#### What to produce:
Can you set down, exactly as they appear below, the lines from the opening of the material through the one bearing "(\s) circle (3);", minus the pictures?

-- START OF Data provided --

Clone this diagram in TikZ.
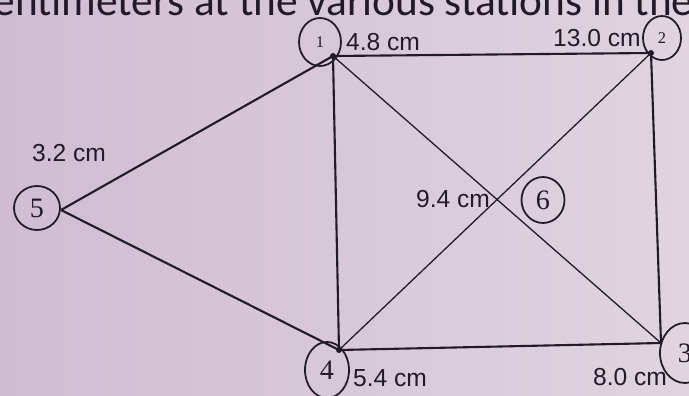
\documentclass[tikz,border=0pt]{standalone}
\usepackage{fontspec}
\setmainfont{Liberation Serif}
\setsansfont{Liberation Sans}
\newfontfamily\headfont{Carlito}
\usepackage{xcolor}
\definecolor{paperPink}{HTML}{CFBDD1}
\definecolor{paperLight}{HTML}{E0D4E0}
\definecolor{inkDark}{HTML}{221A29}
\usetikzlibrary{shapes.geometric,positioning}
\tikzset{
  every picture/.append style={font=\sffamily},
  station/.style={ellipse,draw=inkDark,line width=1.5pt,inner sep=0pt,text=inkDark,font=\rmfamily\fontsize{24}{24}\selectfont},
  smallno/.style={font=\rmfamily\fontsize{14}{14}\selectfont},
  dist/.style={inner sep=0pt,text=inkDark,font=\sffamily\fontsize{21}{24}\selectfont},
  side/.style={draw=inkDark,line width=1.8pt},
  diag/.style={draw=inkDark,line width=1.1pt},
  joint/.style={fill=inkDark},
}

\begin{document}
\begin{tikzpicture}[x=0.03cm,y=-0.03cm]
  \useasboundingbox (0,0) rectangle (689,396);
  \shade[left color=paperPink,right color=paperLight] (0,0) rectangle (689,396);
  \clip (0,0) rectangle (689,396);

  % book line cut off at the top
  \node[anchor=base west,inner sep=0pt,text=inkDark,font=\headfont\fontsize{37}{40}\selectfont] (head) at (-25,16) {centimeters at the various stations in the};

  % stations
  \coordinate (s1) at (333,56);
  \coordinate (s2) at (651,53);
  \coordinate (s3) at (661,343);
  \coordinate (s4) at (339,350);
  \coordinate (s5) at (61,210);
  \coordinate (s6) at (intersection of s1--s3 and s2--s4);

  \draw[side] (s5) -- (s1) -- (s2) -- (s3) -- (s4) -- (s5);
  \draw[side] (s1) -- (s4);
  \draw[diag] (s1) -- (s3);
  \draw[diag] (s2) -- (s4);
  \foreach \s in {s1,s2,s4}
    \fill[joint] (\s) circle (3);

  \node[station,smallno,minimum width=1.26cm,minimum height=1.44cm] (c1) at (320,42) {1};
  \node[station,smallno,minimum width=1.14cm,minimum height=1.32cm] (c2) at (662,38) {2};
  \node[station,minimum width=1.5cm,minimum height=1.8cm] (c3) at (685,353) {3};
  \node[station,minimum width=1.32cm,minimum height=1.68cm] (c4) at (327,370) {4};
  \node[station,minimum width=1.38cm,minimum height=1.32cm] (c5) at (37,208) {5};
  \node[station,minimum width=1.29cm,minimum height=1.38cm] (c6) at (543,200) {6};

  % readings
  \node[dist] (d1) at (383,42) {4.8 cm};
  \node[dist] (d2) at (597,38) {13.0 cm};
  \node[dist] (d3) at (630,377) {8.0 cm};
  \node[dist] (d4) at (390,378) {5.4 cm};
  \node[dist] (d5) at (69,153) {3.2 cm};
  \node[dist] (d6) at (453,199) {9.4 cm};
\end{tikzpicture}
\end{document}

-- END OF Data provided --

#### Task answer:
Clone this diagram in TikZ.
\documentclass[tikz,border=0pt]{standalone}
\usepackage{fontspec}
\setmainfont{Liberation Serif}
\setsansfont{Liberation Sans}
\newfontfamily\headfont{Carlito}
\usepackage{xcolor}
\definecolor{paperPink}{HTML}{CFBDD1}
\definecolor{paperLight}{HTML}{E0D4E0}
\definecolor{inkDark}{HTML}{221A29}
\usetikzlibrary{shapes.geometric,positioning}
\tikzset{
  every picture/.append style={font=\sffamily},
  station/.style={ellipse,draw=inkDark,line width=1.5pt,inner sep=0pt,text=inkDark,font=\rmfamily\fontsize{24}{24}\selectfont},
  smallno/.style={font=\rmfamily\fontsize{14}{14}\selectfont},
  dist/.style={inner sep=0pt,text=inkDark,font=\sffamily\fontsize{21}{24}\selectfont},
  side/.style={draw=inkDark,line width=1.8pt},
  diag/.style={draw=inkDark,line width=1.1pt},
  joint/.style={fill=inkDark},
}

\begin{document}
\begin{tikzpicture}[x=0.03cm,y=-0.03cm]
  \useasboundingbox (0,0) rectangle (689,396);
  \shade[left color=paperPink,right color=paperLight] (0,0) rectangle (689,396);
  \clip (0,0) rectangle (689,396);

  % book line cut off at the top
  \node[anchor=base west,inner sep=0pt,text=inkDark,font=\headfont\fontsize{37}{40}\selectfont] (head) at (-25,16) {centimeters at the various stations in the};

  % stations
  \coordinate (s1) at (333,56);
  \coordinate (s2) at (651,53);
  \coordinate (s3) at (661,343);
  \coordinate (s4) at (339,350);
  \coordinate (s5) at (61,210);
  \coordinate (s6) at (intersection of s1--s3 and s2--s4);

  \draw[side] (s5) -- (s1) -- (s2) -- (s3) -- (s4) -- (s5);
  \draw[side] (s1) -- (s4);
  \draw[diag] (s1) -- (s3);
  \draw[diag] (s2) -- (s4);
  \foreach \s in {s1,s2,s4}
    \fill[joint] (\s) circle (3);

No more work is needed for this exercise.